В размышления о смысле истории фундаментальный вклад был внесен в нашем веке британским историком Арнольдом Тойнби. Значение этого вклада признают как сторонники выдвинутой концепции, так и оппоненты. Он предложил рассматривать историю как рождение, развитие, расцвет и угасание нескольких слабо взаимодействующих цивилизаций. Предельно упрощенно идею этого подхода можно пояснить следующим примером. Разные народы, живущие в одном регионе, имеют дело со схожими проблемами. Например, на некоем этапе города-государства древней Греции столкнулись с нехваткой продовольствия. Это был вызов Истории. Стандартный ответ, которым воспользовались большинство городов-государств – создание колоний на новых землях. Такие военизированные поселения имели много шансов на успех, поскольку жители колонизируемых территорий обычно значительно отставали по части вооружений и организации дела. Иной ответ предложила Спарта. Расширить свои владения не за морем, а в Греции, отвоевывая земли у отлично вооруженных народов, живших на них веками. Но это требует совершенно другой морали, другой организации жизни. Для этого всем мужчинам надо есть вместе похлебку из бычьей крови. Для этого детей с физическими недостатками придется убивать. И это далеко не самые глубокие изменения в укладе жизни. И, наконец, свой ответ предложили Афины. Ставка на торговлю, на создание и доставку вещей, нужных другим народам. Ответ Афин оказался в той ситуации наиболее удачным. Итак, судьбу цивилизации определяют ответы на вызовы истории. Сама История или всевышний экзаменуют цивилизации. У выдержавших экзамен появляется шанс пойти дальше.
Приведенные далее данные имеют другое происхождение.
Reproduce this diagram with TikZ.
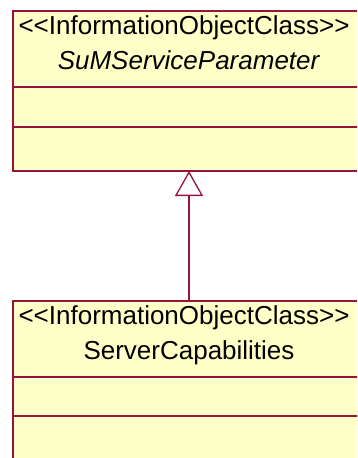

Взгляд Арнольда Тойнби покоряет ясностью и глубиной. Его концепция прекрасно объясняет судьбы разных народов. Однако она не дает возможность что-либо предсказывать или хотя бы определять, брошен ли вызов, определяющий судьбу, или нет. Кроме того, образ "Матери-истории" (помните, у Владимира Маяковского:"Кто для матери-истории более ценен..."), так же как и Мирового духа, с гегелевских времен, утратил былую популярность.
Наверное, это одна из главных причин, по которой математики и представители естественных наук все чаще обращаются к проблемам истории. О некоторых идеях, родившихся на этом стыке дисциплин, мы и попробуем рассказать.
Одному из авторов этой книги недавно довелось беседовать с ортодоксальным гуманитарием об использовании в истории методов точных наук. Принципиальную сложность такого "экспорта" идей и подходов из наук естественных в "неестественные" гуманитарий пояснил очень любопытным примером:
– Вот вы, математики, любите всякие пространства, двух, трех, четырехмерные. А теперь представьте себе, что события развиваются в каждом измерении хотя бы двадцативосьмимерного пространства. И вы не знаете, какое из этих измерений определяет реальные исторические события, происходящие здесь и теперь. Разве вы можете это осмыслить и описать?
В этом рассуждении очень верно схвачено различие двух культур – естественнонаучной и гуманитарной. Представителям этих наук разные вещи кажутся сложными и разные – простыми. Они по-разному упрощают мир. И это прекрасно. Применяя оба подхода к одним и тем же событиям, проблемам, фактам, мы получаем как бы стереоскопическое, объемное изображение, видим глубину и объемность мира вместо скучной плоскости.
В первой главе уже не раз шла речь о нелинейной динамике, нелинейной науке. Говорят, что Гегель когда-то бросил фразу, что математика – наука точная, потому что она наука тощая. Математика тех лет давала прекрасные возможности очень много сказать о простых объектах. Нелинейная наука – это одна из попыток выйти из этого круга и понять не только сложные свойства простых систем, но и простые свойства сложных.
Представители нелинейной науки не особенно любят признаваться, что многие идеи и проблемы этой области пришли из других дисциплин. В некоторых науках есть "сверхзадачи", размышления над которыми позволили создать новые разделы математики и нелинейной науки. Например, одной из сверхзадач биологии является проблема морфогенеза. Это попытка понять, как в ходе развития организма клетки с одинаковой генетической информацией "узнают", суждено им стать клетками мозга или желудка. Попытка понять этот феномен привела Джона фон Неймана к теории самовоспроизводящихся автоматов [14], Алана Тьюринга – к новому поколению математических моделей [15, 16], Рене Том, строя модели морфогенеза, попутно создал прекрасную и чарующую теорию катастроф [8, 17]. И это только вершины. Вся горная цепь намного больше. Сейчас многие "нелинейщики" приходят к выводу, что в XXI в. поставщиком таких сверхзадач станут науки о человеке – психология, политология, социология и прежде всего история.